Embryos With a Detectable Heartbeat Now Count As Dependents for the Purposes of Tax Returns in Georgia
Expectant parents qualify for a $3,000 exemption
There are many contentious sides to the debate between pro-life and pro-choice groups, and there’s a real sense that we’ve only just begun to see all the knock-on effects from the U.S. Supreme Court overturning Roe V. Wade in June this year.
One such effect emerged in the state of Georgia on August 1 when the Department of Revenue confirmed that it will now recognize embryos with discernible heartbeats as dependents for expectant parents filing their tax returns.

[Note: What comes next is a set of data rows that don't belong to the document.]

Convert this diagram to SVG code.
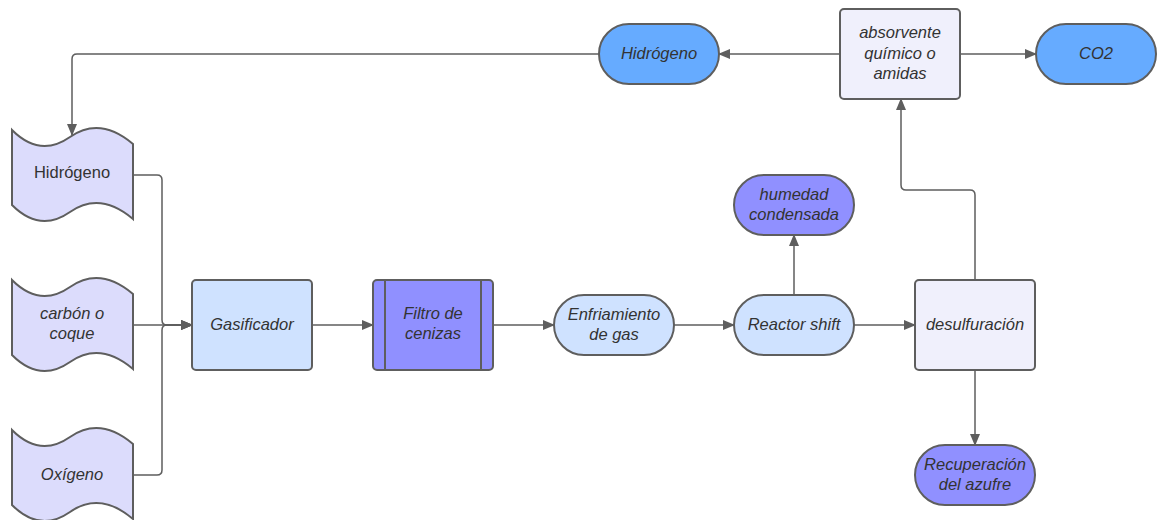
<svg xmlns="http://www.w3.org/2000/svg" width="1160" height="520" viewBox="0 0 1160 520">
<defs>
<marker id="arr" viewBox="0 0 12 10" refX="11" refY="5" markerWidth="12" markerHeight="10" markerUnits="userSpaceOnUse" orient="auto">
<path d="M0,0 L12,5 L0,10 Z" fill="#5e5e5e"/>
</marker>
<style>
.n{stroke:#5e5e5e;stroke-width:2}
.tape{fill:#dcdcfc}
.lb{fill:#cfe2ff}
.pu{fill:#9090ff}
.pa{fill:#f0f0fc}
.bl{fill:#66abff}
.t{font-family:"Liberation Sans",Arial,sans-serif;font-size:16.5px;fill:#333333;text-anchor:middle;font-style:italic}
.up{font-style:normal}
.c{fill:none;stroke:#5e5e5e;stroke-width:1.5;marker-end:url(#arr)}
</style>
</defs>
<rect width="1160" height="520" fill="#ffffff"/>
<g id="connectors">
<path class="c" d="M133,175 H157 Q162,175 162,180 V320 Q162,325 167,325 H192"/>
<path class="c" d="M133,325 H192"/>
<path class="c" d="M133,475 H157 Q162,475 162,470 V330 Q162,325 167,325 H192"/>
<path class="c" d="M312,325 H373"/>
<path class="c" d="M493,325 H554"/>
<path class="c" d="M674,325 H734"/>
<path class="c" d="M794,295 V235"/>
<path class="c" d="M854,325 H915"/>
<path class="c" d="M975,370 V445"/>
<path class="c" d="M975,280 V195 Q975,190 970,190 H906 Q901,190 901,185 V99"/>
<path class="c" d="M840,54 H719"/>
<path class="c" d="M960,54 H1036"/>
<path class="c" d="M599,54 H77 Q72,54 72,59 V135"/>
</g>
<g id="n-hidrogeno-in">
<path class="n tape" d="M12,130 Q40,158 70,137 T133,144 V219 Q100,191 70,212 Q40,233 12,205 Z"/>
<text class="t up" x="72" y="178">Hidrógeno</text>
</g>
<g id="n-carbon">
<path class="n tape" d="M12,280 Q40,308 70,287 T133,294 V369 Q100,341 70,362 Q40,383 12,355 Z"/>
<text class="t" x="72" y="319">carbón o</text>
<text class="t" x="72" y="339">coque</text>
</g>
<g id="n-oxigeno">
<path class="n tape" d="M12,430 Q40,458 70,437 T133,444 V519 Q100,491 70,512 Q40,533 12,505 Z"/>
<text class="t" x="72" y="480">Oxígeno</text>
</g>
<g id="n-gasificador">
<rect class="n lb" x="192" y="280" width="120" height="90" rx="4"/>
<text class="t" x="252" y="330">Gasificador</text>
</g>
<g id="n-filtro">
<rect class="n pu" x="373" y="280" width="120" height="90" rx="4"/>
<line class="n" x1="385" y1="280" x2="385" y2="370"/>
<line class="n" x1="481" y1="280" x2="481" y2="370"/>
<text class="t" x="433" y="319">Filtro de</text>
<text class="t" x="433" y="339">cenizas</text>
</g>
<g id="n-enfriamiento">
<rect class="n lb" x="554" y="295" width="120" height="60" rx="30"/>
<text class="t" x="614" y="320">Enfriamiento</text>
<text class="t" x="614" y="340">de gas</text>
</g>
<g id="n-reactor">
<rect class="n lb" x="734" y="295" width="120" height="60" rx="30"/>
<text class="t" x="794" y="330">Reactor shift</text>
</g>
<g id="n-humedad">
<rect class="n pu" x="734" y="175" width="120" height="60" rx="30"/>
<text class="t" x="794" y="200">humedad</text>
<text class="t" x="794" y="220">condensada</text>
</g>
<g id="n-desulfuracion">
<rect class="n pa" x="915" y="280" width="120" height="90" rx="4"/>
<text class="t" x="975" y="330">desulfuración</text>
</g>
<g id="n-recuperacion">
<rect class="n pu" x="915" y="445" width="120" height="60" rx="30"/>
<text class="t" x="975" y="470">Recuperación</text>
<text class="t" x="975" y="490">del azufre</text>
</g>
<g id="n-absorvente">
<rect class="n pa" x="840" y="9" width="120" height="90" rx="4"/>
<text class="t" x="900" y="38">absorvente</text>
<text class="t" x="900" y="59">químico o</text>
<text class="t" x="900" y="79">amidas</text>
</g>
<g id="n-hidrogeno-out">
<rect class="n bl" x="599" y="24" width="120" height="60" rx="30"/>
<text class="t" x="659" y="59">Hidrógeno</text>
</g>
<g id="n-co2">
<rect class="n bl" x="1036" y="24" width="120" height="60" rx="30"/>
<text class="t" x="1096" y="59">CO2</text>
</g>
</svg>
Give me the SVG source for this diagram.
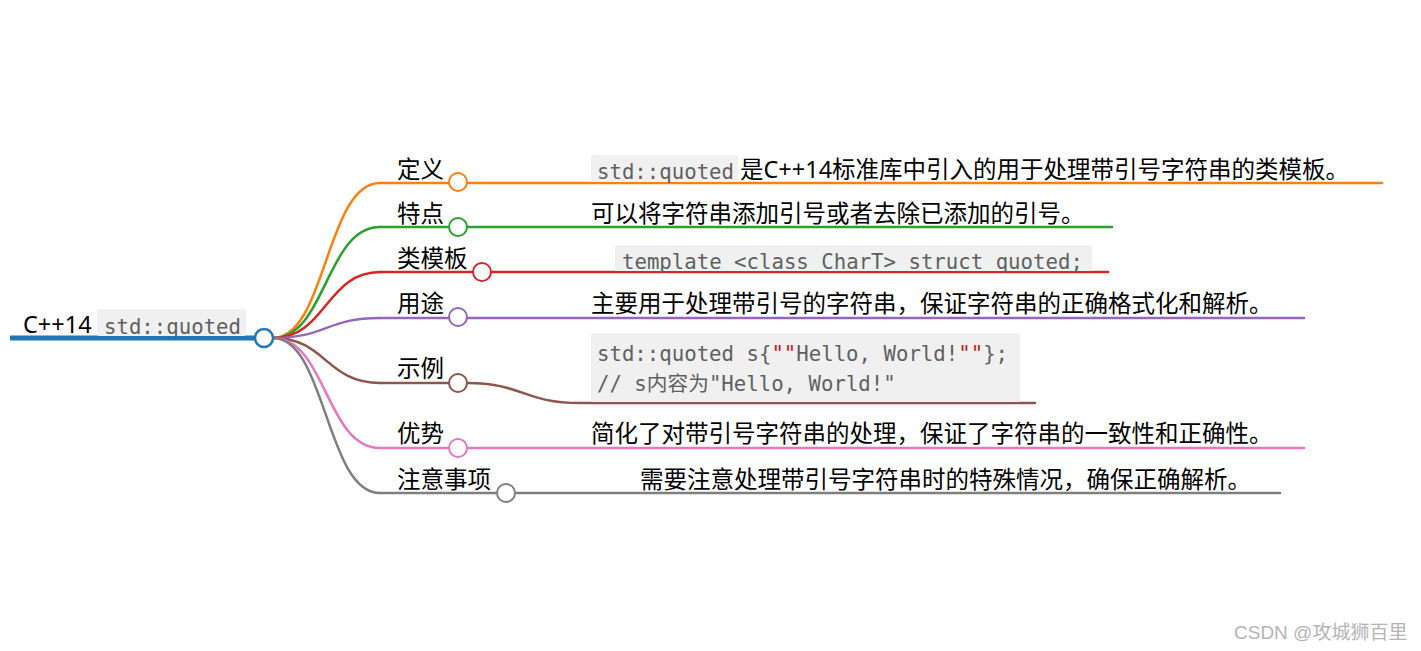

The other side of the ‘heartbeat bill’
Just days ago, Georgia narrowly enacted its controversial ‘heartbeat bill’ which rules that a pregnancy may not be aborted once a heartbeat can be detected. The argument behind that law is presumably that-that is when the embryo is first recognizable as a human life.
The argument follows then, that if an embryo with a heartbeat equates to a human life in that respect, then presumably that human life equates to a living child outside the womb as well, hence the challenge put to the Georgia department of Revenue.
Consistency in interpretation of the law
The ruling from the Department of Revenue in relation to Georgia’s House Bill 481 specifies that effective from July 20, 2022:
…the Department will recognize any unborn child with a detectable human heartbeat… as eligible for the Georgia individual income tax dependent exemption.
As such, on individual income tax returns filed for Tax Year 2022 where, at any time on or after July 20, 2022, and through December 31, 2022, a taxpayer has an unborn child (or children) with a detectable human heartbeat (which may occur as early as six weeks’ gestation), the taxpayer may claim a dependent personal exemption… in the amount of $3,000.00 for each unborn child.
Freedom of choice over tax deductions?
The ruling from the Department of Revenue will be taken as a victory by some, in ensuring that the state government is at least held to account and that it acts consistently in its application of laws and guiding principles.
In Texas for example, a pregnant woman is challenging the state over her right to use the high-occupancy (HOV) lane on freeways with her unborn baby as the justification for there being multiple people in the car. Whether she wins her case remains to be seen.
There will be many however, who feel that the opportunity to claim tax deductions on the basis of the existence of a heartbeat in the womb is of little comfort to those who would rather the freedom of choice over whether to carry the pregnancy to term or not.
Time will tell if other Republican-led states are forced to follow suit or not.